Gun manufacturers also need to be held accountable, Wilcox argued. The alleged Buffalo shooter carried out his carnage using a Bushmaster XM-15 semiautomatic rifle, the same model that killed Daniel Barden in Newtown.

Again, New York has some of the toughest laws strictly limiting the capacity of gun magazines to 10 rounds. But the alleged Buffalo shooter still managed to modify his Bushmaster with relative ease so that he could fire 30 bullets before reloading.

Barden has strong words about that: “When my little seven-year-old son Daniel was shot to death in his first-grade classroom, that individual had a military-style assault rifle using a high-capacity magazine that was able to fire 154 bullets in around four minutes. That weapon was intentionally designed to kill as many people in as short a time as possible on the battlefield, and that’s the same kind of ordinance that people are still able to purchase in this country today.”

The wider question about Buffalo’s missed warning signs is how a culture of white supremacy that appears to have motivated the alleged shooter has been permitted to thrive and proliferate over decades.
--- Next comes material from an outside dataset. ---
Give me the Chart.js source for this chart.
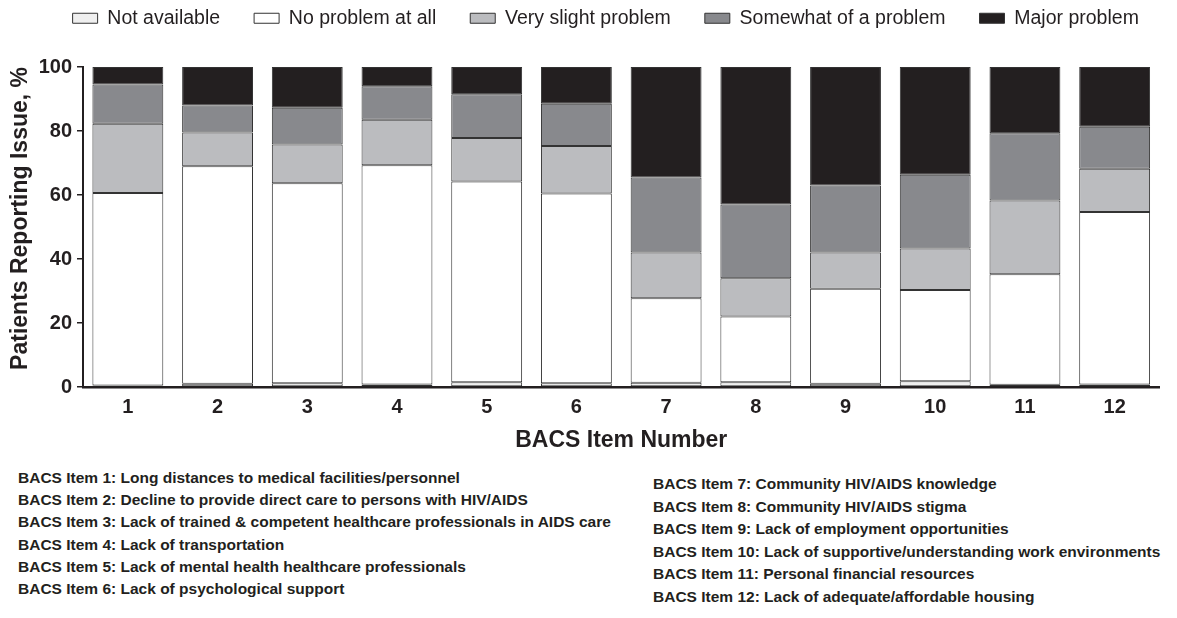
<!DOCTYPE html>
<html>
<head>
<meta charset="utf-8">
<script src="https://cdn.jsdelivr.net/npm/chart.js@4.4.1/dist/chart.umd.min.js"></script>
<style>
  body { margin: 0; background: #fff; }
  #wrap { position: relative; width: 1177px; height: 618px; }
  #chart { position: absolute; left: 0; top: 0; }
  .notes { position: absolute; font: bold 15.5px 'Liberation Sans', Arial, sans-serif; color: #231f20; white-space: nowrap; }
  #notesLeft { left: 18px; top: 467px; line-height: 22.2px; }
  #notesRight { left: 653px; top: 473px; line-height: 22.6px; }
</style>
</head>
<body>
<div id="wrap">
  <canvas id="chart" width="1177" height="462"></canvas>
  <div class="notes" id="notesLeft"></div>
  <div class="notes" id="notesRight"></div>
</div>
<script>
const items = ['1', '2', '3', '4', '5', '6', '7', '8', '9', '10', '11', '12'];

// % of patients per response, bottom to top of each bar
const notAvailable = [0.5, 1, 1.2, 0.8, 1.5, 1.2, 1.3, 1.5, 1, 1.8, 0.7, 0.8];
const noProblem = [60.1, 68, 62.5, 68.5, 62.7, 59.3, 26.4, 20.5, 29.7, 28.5, 34.5, 53.9];
const verySlight = [21.7, 10.5, 12.1, 14.2, 13.6, 14.8, 14.3, 12, 11.3, 13, 23.1, 13.5];
const somewhat = [12.2, 8.5, 11.5, 10.5, 13.7, 13.2, 23.5, 23, 21, 23, 21, 13.1];
const major = [5.5, 12, 12.7, 6, 8.5, 11.5, 34.5, 43, 37, 33.7, 20.7, 18.7];

const itemNotes = [
    'Long distances to medical facilities/personnel',
    'Decline to provide direct care to persons with HIV/AIDS',
    'Lack of trained & competent healthcare professionals in AIDS care',
    'Lack of transportation',
    'Lack of mental health healthcare professionals',
    'Lack of psychological support',
    'Community HIV/AIDS knowledge',
    'Community HIV/AIDS stigma',
    'Lack of employment opportunities',
    'Lack of supportive/understanding work environments',
    'Personal financial resources',
    'Lack of adequate/affordable housing',
];

const ink = '#231f20';
const font = "'Liberation Sans', Arial, sans-serif";

itemNotes.forEach((note, i) => {
    const line = document.createElement('div');
    line.textContent = 'BACS Item ' + (i + 1) + ': ' + note;
    document.getElementById(i < 6 ? 'notesLeft' : 'notesRight').appendChild(line);
});

// legend needs more room below it and sits a bit right of centre
const legendNudge = {
    id: 'legendNudge',
    beforeInit(chart) {
        const legend = chart.legend;
        if (!legend) return;
        const fit = legend.fit;
        legend.fit = function () {
            fit.call(this);
            this.height += 3.5;
        };
        const draw = legend.draw;
        legend.draw = function () {
            this.ctx.save();
            this.ctx.translate(26, -25.5);
            draw.apply(this, arguments);
            this.ctx.restore();
        };
    },
};

const bar = (label, data, color) => ({
    label,
    data,
    backgroundColor: color,
    borderColor: '#333333',
    borderWidth: 1,
    borderSkipped: false,
    barPercentage: 0.79,
    categoryPercentage: 1.0,
});

new Chart(document.getElementById('chart'), {
    type: 'bar',
    data: {
        labels: items,
        datasets: [
            bar('Not available', notAvailable, '#efefef'),
            bar('No problem at all', noProblem, '#ffffff'),
            bar('Very slight problem', verySlight, '#bbbcbf'),
            bar('Somewhat of a problem', somewhat, '#88898d'),
            bar('Major problem', major, ink),
        ],
    },
    options: {
        responsive: false,
        animation: false,
        devicePixelRatio: 1,
        layout: { padding: { left: 0, right: 17.5, top: 0, bottom: 0 } },
        plugins: {
            tooltip: { enabled: false },
            legend: {
                position: 'top',
                labels: {
                    color: ink,
                    font: { family: font, size: 19.5 },
                    boxWidth: 25,
                    boxHeight: 10,
                    padding: 34,
                },
            },
        },
        scales: {
            x: {
                stacked: true,
                grid: { display: false, drawTicks: false },
                border: { display: true, color: ink, width: 2.5 },
                ticks: { color: ink, font: { family: font, size: 20, weight: 'bold' }, padding: 8 },
                title: {
                    display: true,
                    text: 'BACS Item Number',
                    color: ink,
                    font: { family: font, size: 23, weight: 'bold' },
                    padding: { top: 8, bottom: 8 },
                },
                afterFit: (scale) => { scale.height = 75; },
            },
            y: {
                stacked: true,
                min: 0,
                max: 100,
                grid: { drawOnChartArea: false, tickLength: 6, color: ink, lineWidth: 1.5 },
                border: { display: true, color: ink, width: 2 },
                ticks: { stepSize: 20, color: ink, font: { family: font, size: 20, weight: 'bold' }, padding: 5 },
                title: {
                    display: true,
                    align: 'end',
                    text: 'Patients Reporting Issue, %',
                    color: ink,
                    font: { family: font, size: 23, weight: 'bold' },
                    padding: { top: 7, bottom: 7 },
                },
                afterFit: (scale) => { scale.width = 83; },
            },
        },
    },
    plugins: [legendNudge],
});
</script>
</body>
</html>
Kathleen Belew, an associate history professor at the University of Chicago and author of Bring the War Home: The White Power Movement and Paramilitary America, tracks it back to the end of the Vietnam war, when neo-Nazis, tax resisters, skinheads and militia groups all began to coalesce around the idea of white power.

She sees it as a movement that through its networks has left plenty of footprints. “You can trace members of the movement through intermarriages, weapons, money, ideas, images – all of those are flowing with surprising frequency between groups that we thought of as disparate.”

From the Oklahoma City bombing of 1995 through the 2017 Unite the Right rally in Charlottesville and the Tree of Life synagogue shooting that killed 11 people in Pittsburgh the following year, all the way to Buffalo, the trail of blood is long and voluminous. And yet until recently the FBI and other federal agencies directed much more effort into tackling leftist and Black groups than white supremacists who are far more dangerous.

For Belew, recent statements from top government officials that white nationalism is now the largest domestic terrorism threat in the US are too little, too late. “There’s no way to read this other than it being several decades late. Two years of attention is not enough to face down a movement with decades of organizing.”

As the anniversary of his son’s death looms, all these glaring weaknesses leave Barden all the more determined to strive for a better country. “We are in dire straits in the United States,” he said.

He is playing the long game, he said, working through Sandy Hook Promise to instill in children a culture change. “We teach kids to value one another, to be upstanders for each other.”

That’s an ambitious project, but over time he believes it will be worth it. Then he adds: “It’s just unfortunate that in the interim we have to watch people die while grocery shopping.”